-Grindhouse Fest is the special section in Celluloid Dimension where you can discover all the goodies…and baddies from the golden age of exploitation cinema. Have fun!
Unhinged (1982) Directed by Don Gronquist
Against all odds, the precarious economy of this exploitation chiller manages to flesh out a formidable, genre-bending screenplay with only an ostensible amateurish filmmaking, taking advantage of the crudeness of its squalor and capitalizing on the paucity of professional craftsmanship. Absolutely everything should have gone wrong with this impecunious project, yet it is one of those precious instances in which scarcity – material and immaterial – is an integral component of a film’s idiosyncratic effectiveness, without its lack of resources it would not have been what it is, a magisterial, adventitious great piece of horror cinema. Don Gronquist’s uncanny, twisty film is a sick tale of misandry that has the same corporeal and psychological preoccupations as Alfred Hitchcock’s Psycho. However, you don’t discover this until its gnarly, malicious, gory apotheosis.
At the outset, Don Gronquist’s offbeat prose performs a convergence of classic and modern genre tropes and is as much a silly slasher as it is an atmospheric, anachronistic gothic shocker. Three young girls get into a car accident on their way to a rock festival, the three injured girls are assisted by a local man who takes them to the nearest house in the middle of the woods – an eerie, old French Renaissance-style mansion – in the isolated residence they are hosted by the owner, a haughty, pedantic old woman who lives alone with her inhibited, obedient adult daughter. The classic modern hybrid approach to storytelling is more of a sleight-of-hand device than a literary mechanism to keep everything merely intriguing; while the gloomy atmosphere of the mansion and the abnormal behaviors of the matriarch with her submissive daughter sensationalize its macabre simplicity, the mediocre elliptical transitions and the secrecy of the mise-en-scène are crafting, cooking up an unexpected, show-stopping climax that assaults us at the most vital stage.
Unhinged brims with atrocious acting and very poor dialogue, but this is offset by a manipulative but silently lethal narrative backbone, a well-written film with such a rock-solid dramatic foundation that you forget about the infuriatingly lifeless dialogue. What makes it strikingly, uniquely creepy is its radical commitment to providing unanticipated frights with nothing more than an artless film canvas. The staging has an expressionistic quality that to the rhythm of a throbbing, energetic synthesizer subverts the limited scope of low-budget filmmaking and broadens it, not limitlessly, but offers you a considerably larger horizon than usual.

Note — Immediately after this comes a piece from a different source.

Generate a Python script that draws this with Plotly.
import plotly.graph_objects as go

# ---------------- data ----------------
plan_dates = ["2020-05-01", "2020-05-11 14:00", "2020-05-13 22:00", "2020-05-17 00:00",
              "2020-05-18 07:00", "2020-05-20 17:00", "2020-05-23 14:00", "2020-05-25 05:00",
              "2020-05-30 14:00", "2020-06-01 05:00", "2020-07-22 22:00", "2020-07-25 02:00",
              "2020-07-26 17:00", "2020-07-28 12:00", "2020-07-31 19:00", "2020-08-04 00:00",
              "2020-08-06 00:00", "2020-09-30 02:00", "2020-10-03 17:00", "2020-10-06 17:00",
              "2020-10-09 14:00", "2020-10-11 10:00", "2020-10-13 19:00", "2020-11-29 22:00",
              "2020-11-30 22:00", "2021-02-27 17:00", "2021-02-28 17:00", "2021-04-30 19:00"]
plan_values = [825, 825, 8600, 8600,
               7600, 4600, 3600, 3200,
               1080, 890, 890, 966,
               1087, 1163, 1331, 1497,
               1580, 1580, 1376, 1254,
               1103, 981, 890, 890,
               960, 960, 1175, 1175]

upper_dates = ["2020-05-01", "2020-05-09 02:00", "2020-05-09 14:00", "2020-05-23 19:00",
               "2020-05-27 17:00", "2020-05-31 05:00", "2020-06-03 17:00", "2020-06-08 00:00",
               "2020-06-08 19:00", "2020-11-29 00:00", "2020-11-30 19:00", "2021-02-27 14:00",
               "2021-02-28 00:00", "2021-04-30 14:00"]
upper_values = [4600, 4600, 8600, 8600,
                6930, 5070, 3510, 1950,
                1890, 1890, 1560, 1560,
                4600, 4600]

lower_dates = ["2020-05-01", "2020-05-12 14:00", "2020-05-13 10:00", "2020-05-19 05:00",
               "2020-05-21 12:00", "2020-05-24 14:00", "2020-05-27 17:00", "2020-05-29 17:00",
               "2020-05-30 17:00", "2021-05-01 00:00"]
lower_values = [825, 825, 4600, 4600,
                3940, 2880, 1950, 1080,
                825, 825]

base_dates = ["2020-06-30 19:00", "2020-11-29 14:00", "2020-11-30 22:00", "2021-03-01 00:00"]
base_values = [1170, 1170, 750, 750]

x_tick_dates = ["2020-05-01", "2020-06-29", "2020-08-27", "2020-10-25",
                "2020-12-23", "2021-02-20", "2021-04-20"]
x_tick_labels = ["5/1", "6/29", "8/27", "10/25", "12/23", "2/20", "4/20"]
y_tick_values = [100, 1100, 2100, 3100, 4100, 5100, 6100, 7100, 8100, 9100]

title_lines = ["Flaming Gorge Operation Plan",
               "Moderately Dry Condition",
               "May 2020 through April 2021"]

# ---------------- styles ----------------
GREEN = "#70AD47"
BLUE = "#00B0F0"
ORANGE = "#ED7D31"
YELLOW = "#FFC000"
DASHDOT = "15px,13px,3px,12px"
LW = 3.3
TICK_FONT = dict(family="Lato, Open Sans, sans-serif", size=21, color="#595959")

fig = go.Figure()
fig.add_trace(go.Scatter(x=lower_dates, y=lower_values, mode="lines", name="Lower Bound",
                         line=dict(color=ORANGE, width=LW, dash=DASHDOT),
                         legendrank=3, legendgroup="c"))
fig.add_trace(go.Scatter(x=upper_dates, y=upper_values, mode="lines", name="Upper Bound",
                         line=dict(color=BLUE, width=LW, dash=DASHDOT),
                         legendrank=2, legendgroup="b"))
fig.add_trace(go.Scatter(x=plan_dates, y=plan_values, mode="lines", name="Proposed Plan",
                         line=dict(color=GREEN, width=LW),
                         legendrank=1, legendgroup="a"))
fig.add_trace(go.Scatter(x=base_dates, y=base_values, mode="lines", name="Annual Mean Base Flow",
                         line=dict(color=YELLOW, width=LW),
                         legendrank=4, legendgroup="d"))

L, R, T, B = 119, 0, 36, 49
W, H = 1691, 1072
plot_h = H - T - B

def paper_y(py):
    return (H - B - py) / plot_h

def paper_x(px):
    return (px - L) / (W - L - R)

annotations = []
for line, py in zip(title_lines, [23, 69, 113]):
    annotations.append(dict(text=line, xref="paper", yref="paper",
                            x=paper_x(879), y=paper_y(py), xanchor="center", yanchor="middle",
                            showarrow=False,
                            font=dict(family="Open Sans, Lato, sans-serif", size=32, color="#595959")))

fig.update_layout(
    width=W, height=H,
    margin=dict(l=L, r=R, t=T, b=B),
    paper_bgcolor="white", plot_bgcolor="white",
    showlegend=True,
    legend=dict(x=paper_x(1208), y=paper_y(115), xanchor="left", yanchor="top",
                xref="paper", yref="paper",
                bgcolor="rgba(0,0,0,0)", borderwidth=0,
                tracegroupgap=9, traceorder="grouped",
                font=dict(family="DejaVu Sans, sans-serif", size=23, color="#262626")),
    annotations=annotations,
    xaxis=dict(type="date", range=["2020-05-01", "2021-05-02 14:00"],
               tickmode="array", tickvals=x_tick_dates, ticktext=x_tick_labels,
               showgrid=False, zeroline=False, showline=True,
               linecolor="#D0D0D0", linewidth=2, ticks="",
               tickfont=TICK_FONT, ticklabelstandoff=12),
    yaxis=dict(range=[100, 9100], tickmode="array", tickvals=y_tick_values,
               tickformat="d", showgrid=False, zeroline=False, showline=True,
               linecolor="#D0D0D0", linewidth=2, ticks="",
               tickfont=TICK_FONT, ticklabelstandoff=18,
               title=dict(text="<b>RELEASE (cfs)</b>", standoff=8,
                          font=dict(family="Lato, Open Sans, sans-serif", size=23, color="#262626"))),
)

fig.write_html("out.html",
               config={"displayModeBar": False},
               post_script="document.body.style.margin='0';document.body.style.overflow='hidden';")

One of the boldest Video Nasties, not in its wanton display of senseless violence nor in its tawdry exploitation of voyeurism, but in its very unorthodox take on a misandrist tragedy with misogynistic patriarchal origins. The great pseudo-Hitchcockian revelation may err on the side of being too hostile and pathological for contemporary sensibilities, but its sentiment is clearly more genuinely critical than obnoxiously patronizing, thus leaving open the door to a great and legitimate debate about the psychosocial aims -beyond the purely exploitative- tightly contained in this unhinged horror made by esoteric filmmakers.